WRITTEN PROBLEM | Output the material exactly, but drop every image it holds.

SUPPLIED DATA |

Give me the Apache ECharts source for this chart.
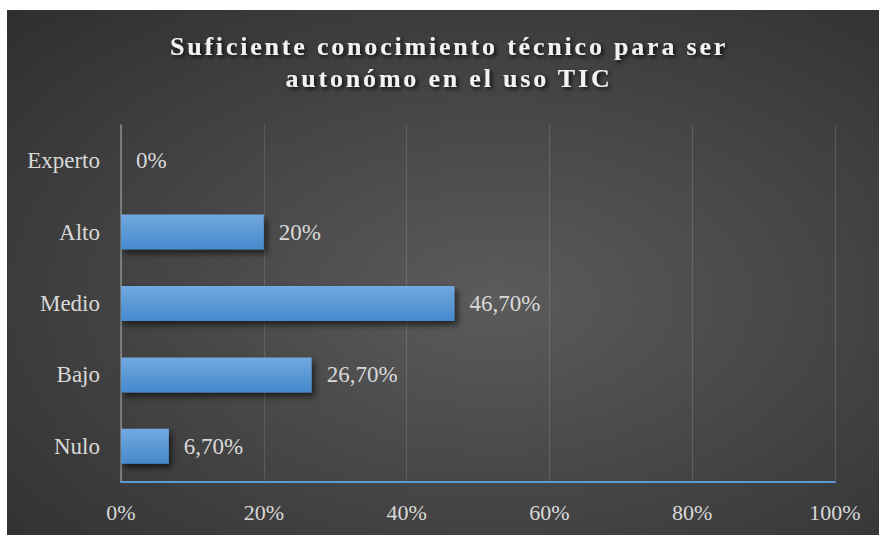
<!DOCTYPE html>
<html>
<head>
<meta charset="utf-8">
<script src="https://cdn.jsdelivr.net/npm/echarts@6/dist/echarts.min.js"></script>
<style>
html,body{margin:0;padding:0;background:#ffffff;}
#chart{width:880px;height:535px;}
</style>
</head>
<body>
<div id="chart"></div>
<script>
var titleLines = ['Suficiente conocimiento técnico para ser', 'autonómo en el uso TIC'];
var categories = ['Nulo', 'Bajo', 'Medio', 'Alto', 'Experto'];
var values = [6.7, 26.7, 46.7, 20, 0];
var valueLabels = ['6,70%', '26,70%', '46,70%', '20%', '0%'];
var axisMin = 0, axisMax = 100, axisStep = 20;

var chart = echarts.init(document.getElementById('chart'), null, {renderer: 'svg'});
var serif = '"Liberation Serif", "Times New Roman", serif';

chart.setOption({
  animation: false,
  backgroundColor: '#ffffff',
  graphic: [{
    type: 'rect',
    z: -100,
    silent: true,
    shape: {x: 7, y: 10, width: 872, height: 525},
    style: {
      fill: {
        type: 'radial', x: 0.56, y: 0.55, r: 0.95,
        colorStops: [
          {offset: 0, color: '#5b5b5b'},
          {offset: 1, color: '#252525'}
        ]
      }
    }
  }],
  title: {
    text: titleLines.join('\n'),
    left: 444,
    textAlign: 'center',
    top: 25,
    textStyle: {
      fontFamily: serif,
      fontWeight: 'bold',
      fontSize: 26,
      lineHeight: 32,
      color: '#f2f2f2',
      textShadowColor: 'rgba(0,0,0,0.85)',
      textShadowBlur: 4,
      textShadowOffsetX: 2,
      textShadowOffsetY: 2
    }
  },
  grid: {left: 121, right: 45, top: 125, bottom: 53, containLabel: false},
  xAxis: {
    type: 'value',
    min: axisMin, max: axisMax, interval: axisStep,
    axisLine: {show: true, lineStyle: {color: '#5b9bd5', width: 2}},
    axisTick: {show: false},
    axisLabel: {
      formatter: '{value}%',
      color: '#d9d9d9',
      fontFamily: serif,
      fontSize: 22,
      margin: 19
    },
    splitLine: {show: true, lineStyle: {color: 'rgba(255,255,255,0.13)', width: 1.2}}
  },
  yAxis: {
    type: 'category',
    data: categories,
    axisLine: {show: true, lineStyle: {color: '#8c8c8c', width: 1.5}},
    axisTick: {show: false},
    axisLabel: {
      color: '#d9d9d9',
      fontFamily: serif,
      fontSize: 23,
      margin: 21
    },
    splitLine: {show: false}
  },
  series: [{
    type: 'bar',
    data: values,
    barWidth: 35,
    itemStyle: {
      color: {
        type: 'linear', x: 0, y: 0, x2: 0, y2: 1,
        colorStops: [
          {offset: 0, color: '#72a9e0'},
          {offset: 1, color: '#4689cc'}
        ]
      },
      shadowColor: 'rgba(0,0,0,0.6)',
      shadowBlur: 6,
      shadowOffsetX: 3,
      shadowOffsetY: 4
    },
    label: {
      show: true,
      position: 'right',
      distance: 15,
      color: '#d9d9d9',
      fontFamily: serif,
      fontSize: 23,
      formatter: function (p) { return valueLabels[p.dataIndex]; }
    }
  }]
});

function spaceTitle() {
  var texts = document.querySelectorAll('#chart svg text');
  texts.forEach(function (t) {
    var c = t.textContent;
    if (titleLines.indexOf(c) >= 0) {
      t.style.letterSpacing = '2.8px';
    }
  });
}
spaceTitle();
setTimeout(spaceTitle, 50);
</script>
</body>
</html>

TASK RESPONSE |
Give me the Apache ECharts source for this chart.
<!DOCTYPE html>
<html>
<head>
<meta charset="utf-8">
<script src="https://cdn.jsdelivr.net/npm/echarts@6/dist/echarts.min.js"></script>
<style>
html,body{margin:0;padding:0;background:#ffffff;}
#chart{width:880px;height:535px;}
</style>
</head>
<body>
<div id="chart"></div>
<script>
var titleLines = ['Suficiente conocimiento técnico para ser', 'autonómo en el uso TIC'];
var categories = ['Nulo', 'Bajo', 'Medio', 'Alto', 'Experto'];
var values = [6.7, 26.7, 46.7, 20, 0];
var valueLabels = ['6,70%', '26,70%', '46,70%', '20%', '0%'];
var axisMin = 0, axisMax = 100, axisStep = 20;

var chart = echarts.init(document.getElementById('chart'), null, {renderer: 'svg'});
var serif = '"Liberation Serif", "Times New Roman", serif';

chart.setOption({
  animation: false,
  backgroundColor: '#ffffff',
  graphic: [{
    type: 'rect',
    z: -100,
    silent: true,
    shape: {x: 7, y: 10, width: 872, height: 525},
    style: {
      fill: {
        type: 'radial', x: 0.56, y: 0.55, r: 0.95,
        colorStops: [
          {offset: 0, color: '#5b5b5b'},
          {offset: 1, color: '#252525'}
        ]
      }
    }
  }],
  title: {
    text: titleLines.join('\n'),
    left: 444,
    textAlign: 'center',
    top: 25,
    textStyle: {
      fontFamily: serif,
      fontWeight: 'bold',
      fontSize: 26,
      lineHeight: 32,
      color: '#f2f2f2',
      textShadowColor: 'rgba(0,0,0,0.85)',
      textShadowBlur: 4,
      textShadowOffsetX: 2,
      textShadowOffsetY: 2
    }
  },
  grid: {left: 121, right: 45, top: 125, bottom: 53, containLabel: false},
  xAxis: {
    type: 'value',
    min: axisMin, max: axisMax, interval: axisStep,
    axisLine: {show: true, lineStyle: {color: '#5b9bd5', width: 2}},
    axisTick: {show: false},
    axisLabel: {
      formatter: '{value}%',
      color: '#d9d9d9',
      fontFamily: serif,
      fontSize: 22,
      margin: 19
    },
    splitLine: {show: true, lineStyle: {color: 'rgba(255,255,255,0.13)', width: 1.2}}
  },
  yAxis: {
    type: 'category',
    data: categories,
    axisLine: {show: true, lineStyle: {color: '#8c8c8c', width: 1.5}},
    axisTick: {show: false},
    axisLabel: {
      color: '#d9d9d9',
      fontFamily: serif,
      fontSize: 23,
      margin: 21
    },
    splitLine: {show: false}
  },
  series: [{
    type: 'bar',
    data: values,
    barWidth: 35,
    itemStyle: {
      color: {
        type: 'linear', x: 0, y: 0, x2: 0, y2: 1,
        colorStops: [
          {offset: 0, color: '#72a9e0'},
          {offset: 1, color: '#4689cc'}
        ]
      },
      shadowColor: 'rgba(0,0,0,0.6)',
      shadowBlur: 6,
      shadowOffsetX: 3,
      shadowOffsetY: 4
    },
    label: {
      show: true,
      position: 'right',
      distance: 15,
      color: '#d9d9d9',
      fontFamily: serif,
      fontSize: 23,
      formatter: function (p) { return valueLabels[p.dataIndex]; }
    }
  }]
});

function spaceTitle() {
  var texts = document.querySelectorAll('#chart svg text');
  texts.forEach(function (t) {
    var c = t.textContent;
    if (titleLines.indexOf(c) >= 0) {
      t.style.letterSpacing = '2.8px';
    }
  });
}
spaceTitle();
setTimeout(spaceTitle, 50);
</script>
</body>
</html>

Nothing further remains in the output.